→ **Data lines**:
⁂
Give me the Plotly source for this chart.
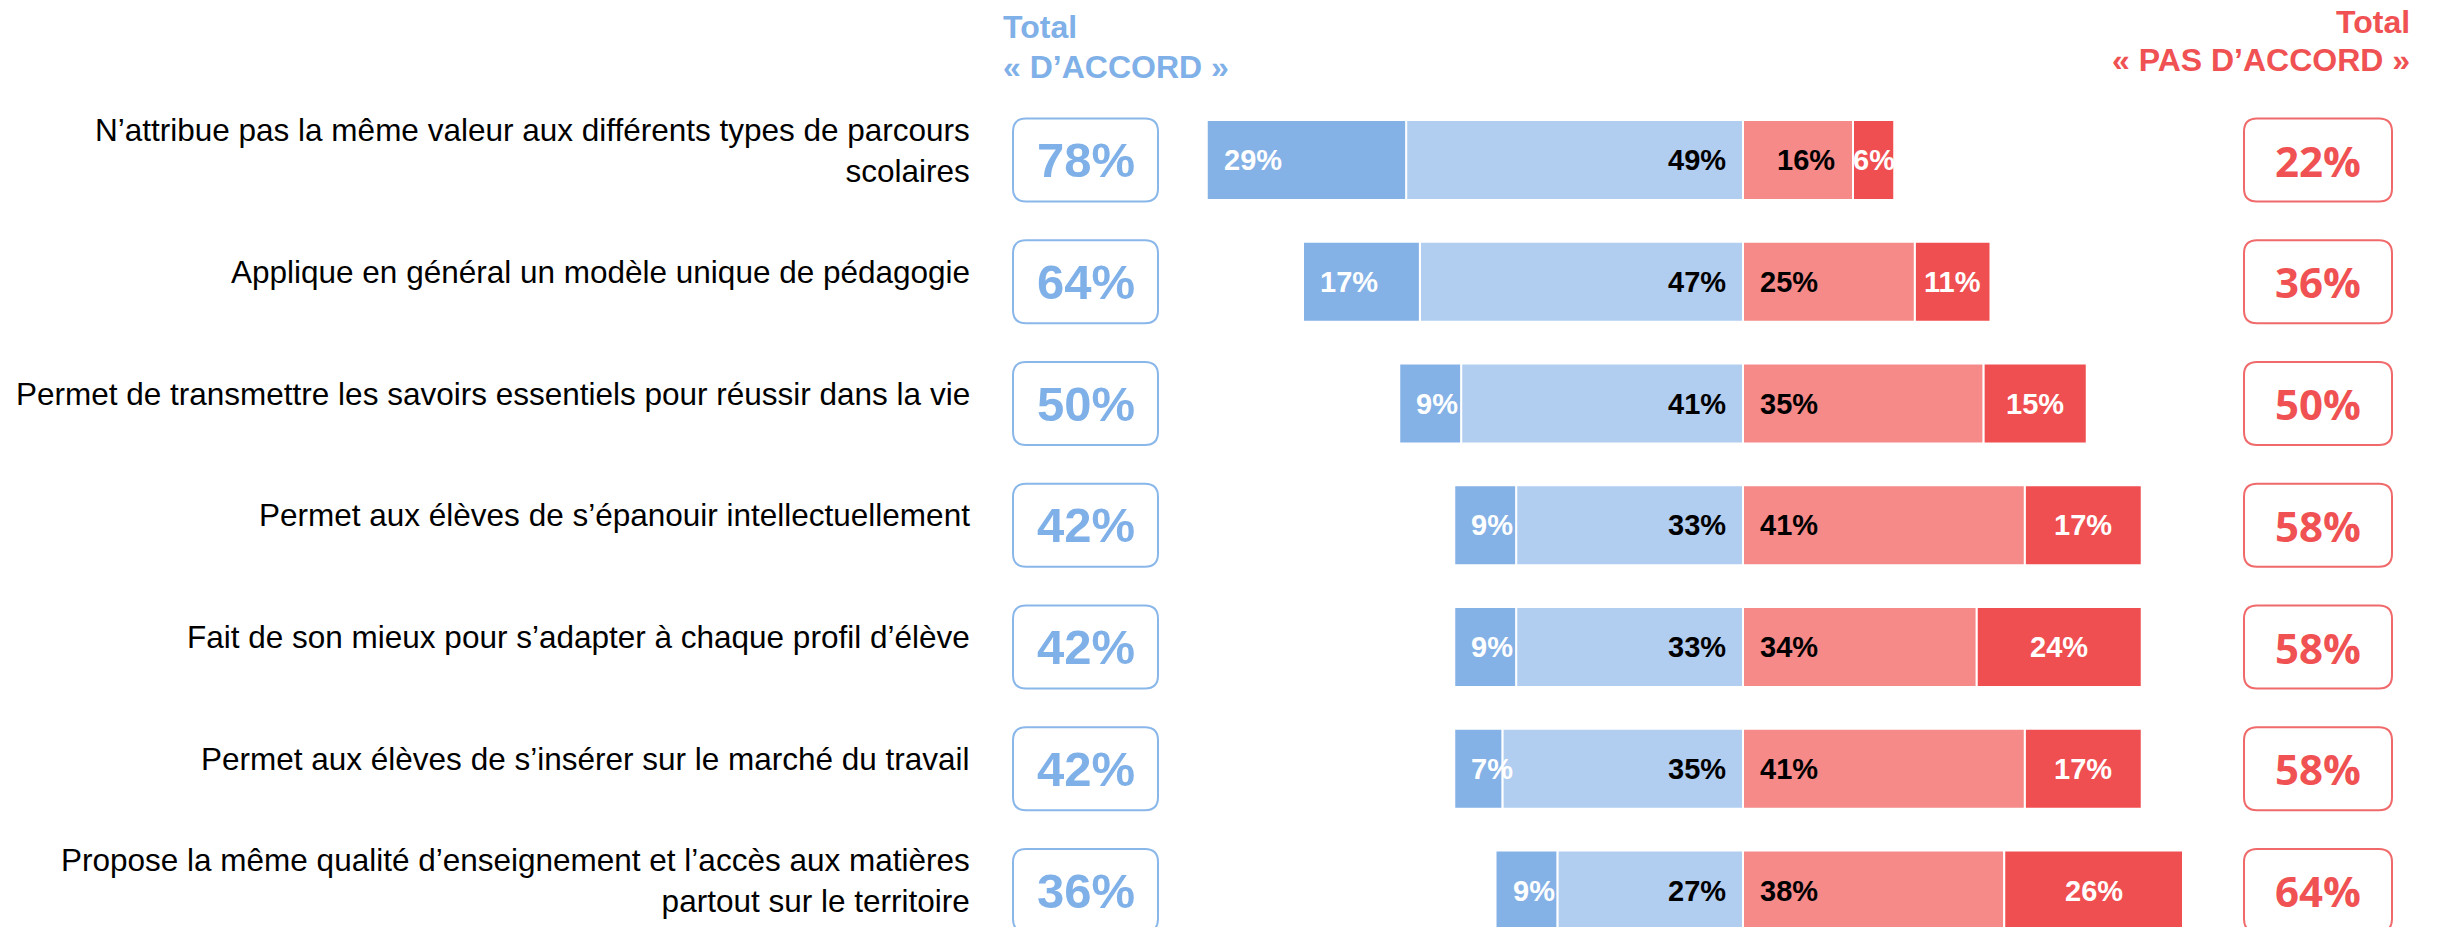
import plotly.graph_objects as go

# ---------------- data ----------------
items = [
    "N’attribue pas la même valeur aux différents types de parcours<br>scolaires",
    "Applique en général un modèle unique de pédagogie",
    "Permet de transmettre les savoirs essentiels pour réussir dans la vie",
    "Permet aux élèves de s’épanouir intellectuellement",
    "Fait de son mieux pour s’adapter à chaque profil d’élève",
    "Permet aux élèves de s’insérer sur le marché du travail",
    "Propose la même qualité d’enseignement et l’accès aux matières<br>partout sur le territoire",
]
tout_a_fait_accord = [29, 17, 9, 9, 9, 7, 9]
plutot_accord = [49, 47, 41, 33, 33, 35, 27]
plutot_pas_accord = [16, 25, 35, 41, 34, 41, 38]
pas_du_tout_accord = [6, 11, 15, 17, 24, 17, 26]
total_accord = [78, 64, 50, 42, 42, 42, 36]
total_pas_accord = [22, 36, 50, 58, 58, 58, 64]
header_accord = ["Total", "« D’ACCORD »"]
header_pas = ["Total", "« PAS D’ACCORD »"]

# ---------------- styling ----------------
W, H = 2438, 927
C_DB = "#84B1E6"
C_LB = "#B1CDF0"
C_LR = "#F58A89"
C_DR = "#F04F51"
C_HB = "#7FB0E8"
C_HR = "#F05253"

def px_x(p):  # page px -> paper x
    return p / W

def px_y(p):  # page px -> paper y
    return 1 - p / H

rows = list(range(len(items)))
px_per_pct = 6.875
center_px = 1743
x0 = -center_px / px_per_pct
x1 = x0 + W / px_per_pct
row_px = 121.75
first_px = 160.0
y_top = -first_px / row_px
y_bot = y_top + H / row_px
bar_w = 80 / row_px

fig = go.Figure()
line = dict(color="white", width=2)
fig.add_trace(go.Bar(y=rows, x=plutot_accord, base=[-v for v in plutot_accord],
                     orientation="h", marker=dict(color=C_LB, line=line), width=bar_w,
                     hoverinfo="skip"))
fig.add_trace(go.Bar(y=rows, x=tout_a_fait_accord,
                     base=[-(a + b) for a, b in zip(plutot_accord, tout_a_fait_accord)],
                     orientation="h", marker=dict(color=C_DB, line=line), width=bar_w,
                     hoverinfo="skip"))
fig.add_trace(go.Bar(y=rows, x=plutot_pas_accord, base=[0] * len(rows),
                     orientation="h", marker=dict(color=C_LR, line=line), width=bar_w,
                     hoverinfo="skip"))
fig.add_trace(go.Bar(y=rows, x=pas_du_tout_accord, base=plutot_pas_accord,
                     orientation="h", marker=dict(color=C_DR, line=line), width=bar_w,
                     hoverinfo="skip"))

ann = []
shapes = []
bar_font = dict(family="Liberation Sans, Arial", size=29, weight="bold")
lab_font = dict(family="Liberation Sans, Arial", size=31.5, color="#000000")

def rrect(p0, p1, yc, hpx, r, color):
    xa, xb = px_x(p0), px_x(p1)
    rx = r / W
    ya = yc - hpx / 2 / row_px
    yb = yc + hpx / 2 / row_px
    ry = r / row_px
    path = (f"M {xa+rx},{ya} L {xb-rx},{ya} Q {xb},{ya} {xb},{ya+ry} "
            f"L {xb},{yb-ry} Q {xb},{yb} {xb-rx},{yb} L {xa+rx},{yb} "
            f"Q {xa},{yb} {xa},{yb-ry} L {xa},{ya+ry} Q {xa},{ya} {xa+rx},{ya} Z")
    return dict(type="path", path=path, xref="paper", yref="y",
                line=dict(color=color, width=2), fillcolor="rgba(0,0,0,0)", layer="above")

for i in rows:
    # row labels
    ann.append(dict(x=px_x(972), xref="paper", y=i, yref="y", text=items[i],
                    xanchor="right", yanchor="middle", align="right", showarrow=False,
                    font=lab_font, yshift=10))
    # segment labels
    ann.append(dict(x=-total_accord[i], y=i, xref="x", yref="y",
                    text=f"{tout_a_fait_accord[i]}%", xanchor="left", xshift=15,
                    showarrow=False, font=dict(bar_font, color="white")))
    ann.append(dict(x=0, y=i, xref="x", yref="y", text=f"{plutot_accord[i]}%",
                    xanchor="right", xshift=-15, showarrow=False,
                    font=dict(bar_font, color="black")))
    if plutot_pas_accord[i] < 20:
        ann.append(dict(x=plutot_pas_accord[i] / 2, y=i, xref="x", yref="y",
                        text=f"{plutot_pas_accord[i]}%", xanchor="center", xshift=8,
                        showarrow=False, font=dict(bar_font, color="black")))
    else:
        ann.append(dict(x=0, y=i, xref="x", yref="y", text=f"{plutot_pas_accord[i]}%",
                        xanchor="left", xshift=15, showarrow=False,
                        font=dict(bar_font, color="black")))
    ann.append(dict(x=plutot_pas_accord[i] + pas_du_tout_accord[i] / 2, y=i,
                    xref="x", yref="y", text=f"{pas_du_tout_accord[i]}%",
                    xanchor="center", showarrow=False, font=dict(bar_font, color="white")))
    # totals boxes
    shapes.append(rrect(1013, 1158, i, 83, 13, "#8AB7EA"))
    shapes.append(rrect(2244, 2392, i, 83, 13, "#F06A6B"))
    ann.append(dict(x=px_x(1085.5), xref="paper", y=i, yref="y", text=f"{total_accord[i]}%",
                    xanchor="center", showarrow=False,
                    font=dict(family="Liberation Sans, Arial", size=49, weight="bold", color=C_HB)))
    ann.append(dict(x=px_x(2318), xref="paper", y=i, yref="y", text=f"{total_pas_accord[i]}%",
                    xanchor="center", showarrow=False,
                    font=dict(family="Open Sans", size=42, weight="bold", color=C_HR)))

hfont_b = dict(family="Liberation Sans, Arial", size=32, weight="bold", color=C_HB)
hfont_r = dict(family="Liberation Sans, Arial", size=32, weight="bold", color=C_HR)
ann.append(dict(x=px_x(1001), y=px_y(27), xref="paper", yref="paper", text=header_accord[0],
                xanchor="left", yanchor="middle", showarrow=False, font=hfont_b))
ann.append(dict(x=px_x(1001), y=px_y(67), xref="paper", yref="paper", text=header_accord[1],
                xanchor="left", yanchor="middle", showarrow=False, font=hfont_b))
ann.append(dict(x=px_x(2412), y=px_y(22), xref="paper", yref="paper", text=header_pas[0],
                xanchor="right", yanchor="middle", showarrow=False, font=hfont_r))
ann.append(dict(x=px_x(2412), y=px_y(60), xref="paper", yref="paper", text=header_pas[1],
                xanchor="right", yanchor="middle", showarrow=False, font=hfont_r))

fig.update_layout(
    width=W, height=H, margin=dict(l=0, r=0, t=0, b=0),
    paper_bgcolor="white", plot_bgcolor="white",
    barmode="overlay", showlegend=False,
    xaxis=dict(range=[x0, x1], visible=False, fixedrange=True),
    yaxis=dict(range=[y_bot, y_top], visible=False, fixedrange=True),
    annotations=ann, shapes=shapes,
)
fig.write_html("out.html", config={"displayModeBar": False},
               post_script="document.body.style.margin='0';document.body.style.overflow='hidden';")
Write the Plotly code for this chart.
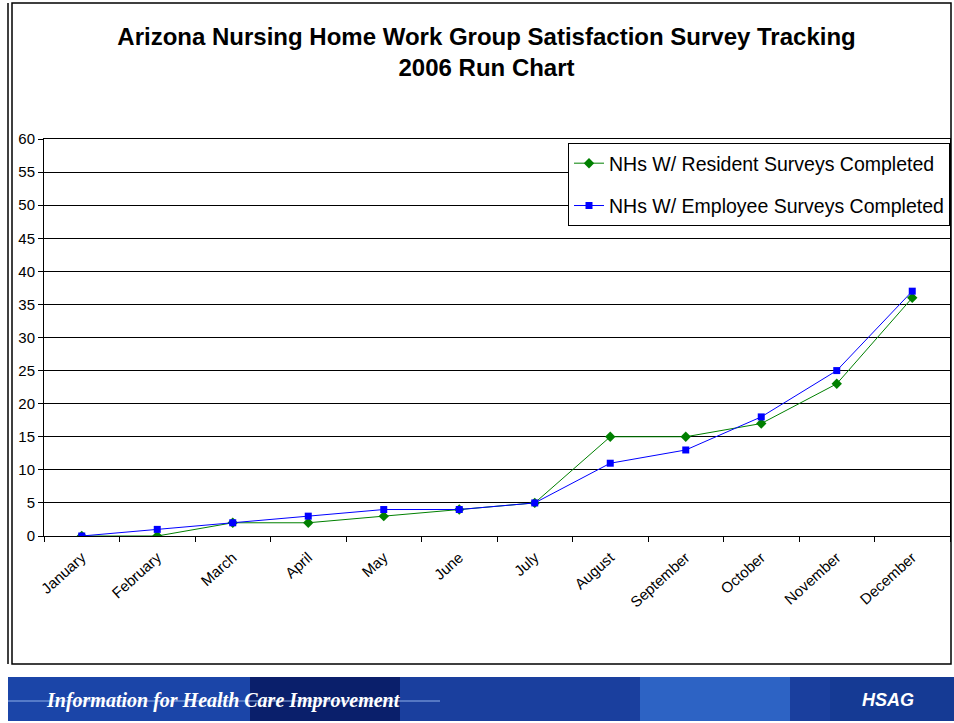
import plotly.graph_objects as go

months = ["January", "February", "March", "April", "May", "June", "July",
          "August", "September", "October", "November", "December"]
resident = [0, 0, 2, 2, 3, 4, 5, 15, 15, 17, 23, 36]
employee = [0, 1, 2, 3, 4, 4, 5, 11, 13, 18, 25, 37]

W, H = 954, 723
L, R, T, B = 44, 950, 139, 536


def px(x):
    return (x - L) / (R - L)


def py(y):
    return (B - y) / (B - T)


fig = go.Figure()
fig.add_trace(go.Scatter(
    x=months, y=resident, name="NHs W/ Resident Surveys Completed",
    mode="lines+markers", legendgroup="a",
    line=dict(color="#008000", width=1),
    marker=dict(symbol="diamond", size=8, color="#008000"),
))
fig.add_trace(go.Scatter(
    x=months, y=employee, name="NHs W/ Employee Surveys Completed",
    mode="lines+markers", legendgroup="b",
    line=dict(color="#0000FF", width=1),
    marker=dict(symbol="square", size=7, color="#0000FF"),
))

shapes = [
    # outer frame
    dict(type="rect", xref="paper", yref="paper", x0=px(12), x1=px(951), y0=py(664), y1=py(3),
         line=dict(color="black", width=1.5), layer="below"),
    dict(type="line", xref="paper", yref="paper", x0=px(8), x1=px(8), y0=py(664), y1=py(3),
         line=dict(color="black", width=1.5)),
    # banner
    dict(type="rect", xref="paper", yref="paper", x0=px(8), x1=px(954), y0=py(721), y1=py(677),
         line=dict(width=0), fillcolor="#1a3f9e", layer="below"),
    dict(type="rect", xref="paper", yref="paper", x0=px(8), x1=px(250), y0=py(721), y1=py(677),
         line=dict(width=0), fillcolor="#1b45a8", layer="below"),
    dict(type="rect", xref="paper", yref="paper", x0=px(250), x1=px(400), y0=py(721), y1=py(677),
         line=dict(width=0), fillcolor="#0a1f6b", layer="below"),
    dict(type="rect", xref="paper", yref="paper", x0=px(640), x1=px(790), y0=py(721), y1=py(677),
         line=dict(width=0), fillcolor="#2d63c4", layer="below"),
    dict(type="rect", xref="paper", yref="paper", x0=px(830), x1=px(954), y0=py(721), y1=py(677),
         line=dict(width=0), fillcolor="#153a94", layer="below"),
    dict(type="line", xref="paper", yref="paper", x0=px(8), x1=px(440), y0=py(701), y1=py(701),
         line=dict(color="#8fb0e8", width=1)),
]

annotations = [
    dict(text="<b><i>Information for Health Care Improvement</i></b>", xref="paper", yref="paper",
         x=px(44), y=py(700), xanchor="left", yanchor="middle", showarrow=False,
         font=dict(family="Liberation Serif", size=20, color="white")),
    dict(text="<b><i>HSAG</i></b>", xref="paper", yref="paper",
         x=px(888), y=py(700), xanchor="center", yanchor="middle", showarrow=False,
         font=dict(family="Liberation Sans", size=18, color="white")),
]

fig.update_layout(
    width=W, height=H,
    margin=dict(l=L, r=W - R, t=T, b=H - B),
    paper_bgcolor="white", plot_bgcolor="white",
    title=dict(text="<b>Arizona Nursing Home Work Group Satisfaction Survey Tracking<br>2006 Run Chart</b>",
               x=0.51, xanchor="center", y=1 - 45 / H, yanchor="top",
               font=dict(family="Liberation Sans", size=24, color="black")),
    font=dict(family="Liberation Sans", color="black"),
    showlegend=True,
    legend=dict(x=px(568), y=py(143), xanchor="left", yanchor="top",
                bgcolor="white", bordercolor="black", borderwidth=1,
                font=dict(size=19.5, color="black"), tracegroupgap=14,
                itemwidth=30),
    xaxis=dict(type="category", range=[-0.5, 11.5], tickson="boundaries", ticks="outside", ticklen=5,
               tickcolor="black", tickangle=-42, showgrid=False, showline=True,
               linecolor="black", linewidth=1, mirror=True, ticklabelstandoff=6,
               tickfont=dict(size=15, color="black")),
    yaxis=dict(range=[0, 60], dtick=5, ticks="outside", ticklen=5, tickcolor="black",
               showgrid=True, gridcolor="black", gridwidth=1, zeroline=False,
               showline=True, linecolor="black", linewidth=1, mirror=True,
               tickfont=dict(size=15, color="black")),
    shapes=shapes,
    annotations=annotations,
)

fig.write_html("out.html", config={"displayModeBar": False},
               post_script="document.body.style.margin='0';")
⁂
→ **Task description**: All lines from the start of the entries above through the line containing "bar_w = 80 / row_px" are to be given again exactly; the pictures are not.

→ **Exercise response**:
Give me the Plotly source for this chart.
import plotly.graph_objects as go

# ---------------- data ----------------
items = [
    "N’attribue pas la même valeur aux différents types de parcours<br>scolaires",
    "Applique en général un modèle unique de pédagogie",
    "Permet de transmettre les savoirs essentiels pour réussir dans la vie",
    "Permet aux élèves de s’épanouir intellectuellement",
    "Fait de son mieux pour s’adapter à chaque profil d’élève",
    "Permet aux élèves de s’insérer sur le marché du travail",
    "Propose la même qualité d’enseignement et l’accès aux matières<br>partout sur le territoire",
]
tout_a_fait_accord = [29, 17, 9, 9, 9, 7, 9]
plutot_accord = [49, 47, 41, 33, 33, 35, 27]
plutot_pas_accord = [16, 25, 35, 41, 34, 41, 38]
pas_du_tout_accord = [6, 11, 15, 17, 24, 17, 26]
total_accord = [78, 64, 50, 42, 42, 42, 36]
total_pas_accord = [22, 36, 50, 58, 58, 58, 64]
header_accord = ["Total", "« D’ACCORD »"]
header_pas = ["Total", "« PAS D’ACCORD »"]

# ---------------- styling ----------------
W, H = 2438, 927
C_DB = "#84B1E6"
C_LB = "#B1CDF0"
C_LR = "#F58A89"
C_DR = "#F04F51"
C_HB = "#7FB0E8"
C_HR = "#F05253"

def px_x(p):  # page px -> paper x
    return p / W

def px_y(p):  # page px -> paper y
    return 1 - p / H

rows = list(range(len(items)))
px_per_pct = 6.875
center_px = 1743
x0 = -center_px / px_per_pct
x1 = x0 + W / px_per_pct
row_px = 121.75
first_px = 160.0
y_top = -first_px / row_px
y_bot = y_top + H / row_px
bar_w = 80 / row_px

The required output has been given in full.